Shell Gas & Power International B.V.
- Company type: Subsidiary
- Industry: Mining
- Founded: 2003; 22 years ago
- Headquarters: The Hague, Netherlands
- Parent: Shell plc

= Shell Gas & Power =

Gas and power mining subsidiary of Shell plc

Shell Gas & Power International B.V. is a Dutch mining company established in 2003. The company is a subsidiary of Shell plc and headquartered in The Hague.

Shell handled its energy and natural gas trading through its Shell trading brand and its then subsidiary, Coral Energy, LLC, which was a primary marketer of financial and physical power in the western United States (WECC), Texas (ERCOT), and Canada. They were also one of the largest natural gas providers to the western United States, having a very strong retail presence.
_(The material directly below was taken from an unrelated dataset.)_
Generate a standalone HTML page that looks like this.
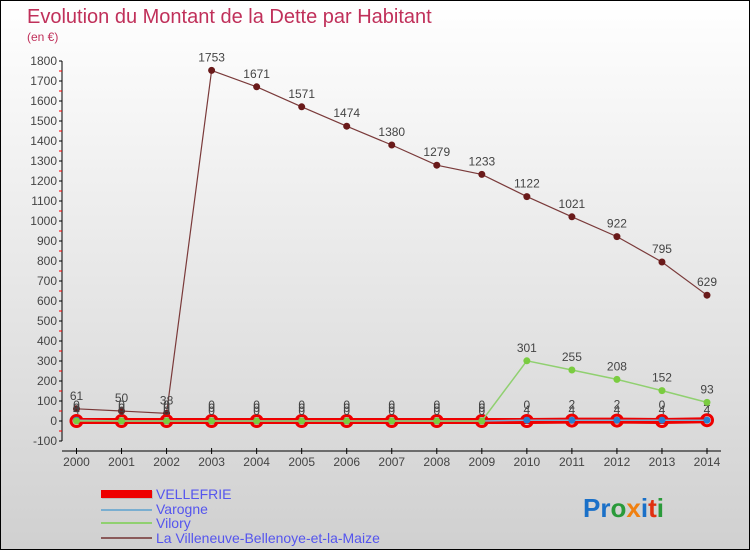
<!DOCTYPE html>
<html><head><meta charset="utf-8"><style>
body{margin:0}
#c{width:748px;height:548px;border:1px solid #000;position:relative;background:linear-gradient(#fff,#d0d0d0);font-family:"Liberation Sans",sans-serif;overflow:hidden}
</style></head><body>
<div id="c">
<svg id="s" width="748" height="548" xmlns="http://www.w3.org/2000/svg">
<text x="26" y="22" font-size="20" fill="#c0305a">Evolution du Montant de la Dette par Habitant</text>
<text x="26" y="40" font-size="12" fill="#c0305a">(en €)</text>
<g id="ax"></g><g id="ser"></g>
<g>
<rect x="101" y="490" width="51" height="8" fill="#bbb"/>
<rect x="100" y="489" width="51" height="8" fill="#e00"/>
<text x="155" y="498" font-size="14" fill="#5555ee">VELLEFRIE</text>
<rect x="100" y="508" width="51" height="2" fill="#7aaed0"/>
<text x="155" y="513" font-size="14" fill="#5555ee">Varogne</text>
<rect x="100" y="521" width="51" height="2" fill="#90d070"/>
<text x="155" y="527" font-size="14" fill="#5555ee">Vilory</text>
<rect x="100" y="536" width="51" height="2" fill="#8a5a5a"/>
<text x="155" y="542" font-size="14" fill="#5555ee">La Villeneuve-Bellenoye-et-la-Maize</text>
</g>
<text x="582" y="516" font-size="26" font-weight="bold"><tspan fill="#1a70c8">Pr</tspan><tspan fill="#2a9a3a">o</tspan><tspan fill="#f08010">x</tspan><tspan fill="#1a70c8">i</tspan><tspan fill="#e03010">t</tspan><tspan fill="#2a9a3a">i</tspan></text>
</svg></div>
<script>
const years=[2000,2001,2002,2003,2004,2005,2006,2007,2008,2009,2010,2011,2012,2013,2014];
const yTicks=[-100,0,100,200,300,400,500,600,700,800,900,1000,1100,1200,1300,1400,1500,1600,1700,1800];
const vellefrie=[0,0,0,0,0,0,0,0,0,0,0,2,2,0,4];
const varogne=[4,0,0,0,0,0,0,0,0,0,4,4,4,4,4];
const vilory=[0,0,0,0,0,0,0,0,0,0,301,255,208,152,93];
const villeneuve=[61,50,38,1753,1671,1571,1474,1380,1279,1233,1122,1021,922,795,629];
const NS="http://www.w3.org/2000/svg";
function X(i){return 75.5+i*(706-75.5)/(years.length-1);}
function Y(v){return 420-v*0.2;}
function mk(t,a,p){const e=document.createElementNS(NS,t);for(const k in a)e.setAttribute(k,a[k]);p.appendChild(e);return e;}
const ax=document.getElementById('ax'),ser=document.getElementById('ser');
let yl=mk('line',{x1:61,y1:Y(1800),x2:61,y2:Y(-100),stroke:'#000'},ax);


yTicks.forEach(v=>{
 mk('line',{x1:58,y1:Y(v),x2:61,y2:Y(v),stroke:'#000'},ax);
 if(v<1800)mk('line',{x1:58,y1:Y(v+50),x2:61,y2:Y(v+50),stroke:'#f00'},ax);
 const t=mk('text',{x:56,y:Y(v)+4,'font-size':12,'text-anchor':'end',fill:'#444'},ax);
 t.textContent=v;
 
 
});
let xl=mk('line',{x1:61,y1:450,x2:720,y2:450,stroke:'#000'},ax);


years.forEach((yr,i)=>{
 mk('line',{x1:X(i),y1:447,x2:X(i),y2:453,stroke:'#000'},ax);
 const t=mk('text',{x:X(i),y:465,'font-size':12,'text-anchor':'middle',fill:'#444'},ax);
 t.textContent=yr;
 
 
});
function series(vals,name,color,w,r,fill,stroke,sw,labelDy){
 const g=mk('g',{},ser);
 
 
 const pl=mk('polyline',{points:vals.map((v,i)=>X(i)+','+Y(v)).join(' '),fill:'none',stroke:color,'stroke-width':w},g);
 
 
 vals.forEach((v,i)=>{
  const c=mk('circle',{cx:X(i),cy:Y(v),r:r,fill:fill,stroke:stroke,'stroke-width':sw},g);
  
  
  const t=mk('text',{x:X(i),y:Y(v)+labelDy,'font-size':12,'text-anchor':'middle',fill:'#444'},g);
  t.textContent=v;
  
  
 });
}
series(villeneuve,'villeneuve','#7a3a3a',1.2,3.5,'#6a1a1a','none',0,-9);
series(vellefrie,'vellefrie','#e00',6,5.5,'none','#e00',3,-12);
series(varogne,'varogne','#7aaed0',1.5,3.5,'#2a80d0','none',0,-6);
series(vilory,'vilory','#90d070',1.5,3.5,'#7acc40','none',0,-9);
</script>
</body></html>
In November 2007, Shell announced that it would merge its US-based Coral Energy companies into "Shell Energy North America". The merge completed in 2008, involved all the Coral companies including Coral Energy Resources, Coral Power, Coral Management and Coral Gas Marketing. Shell Energy North America was established as a wholly owned subsidiary of Royal Dutch Shell, headquartered in Houston.

== Power plants ==
Coral Energy contracted and built a number of peaker plants and owns the rights to other generation as well. The company's plants included:
- Brighton Beach Generating Station (541.3 megawatts), natural gas fired, combined cycle unit
- Wildflower
  - Larkspur (90 megawatts), natural gas peaker plants
  - Indigo (135 megawatts), natural gas peaker plants
- La Rosita (1,056 megawatts), natural gas fired, combined Cycle unit. 500MW is contracted to CFE.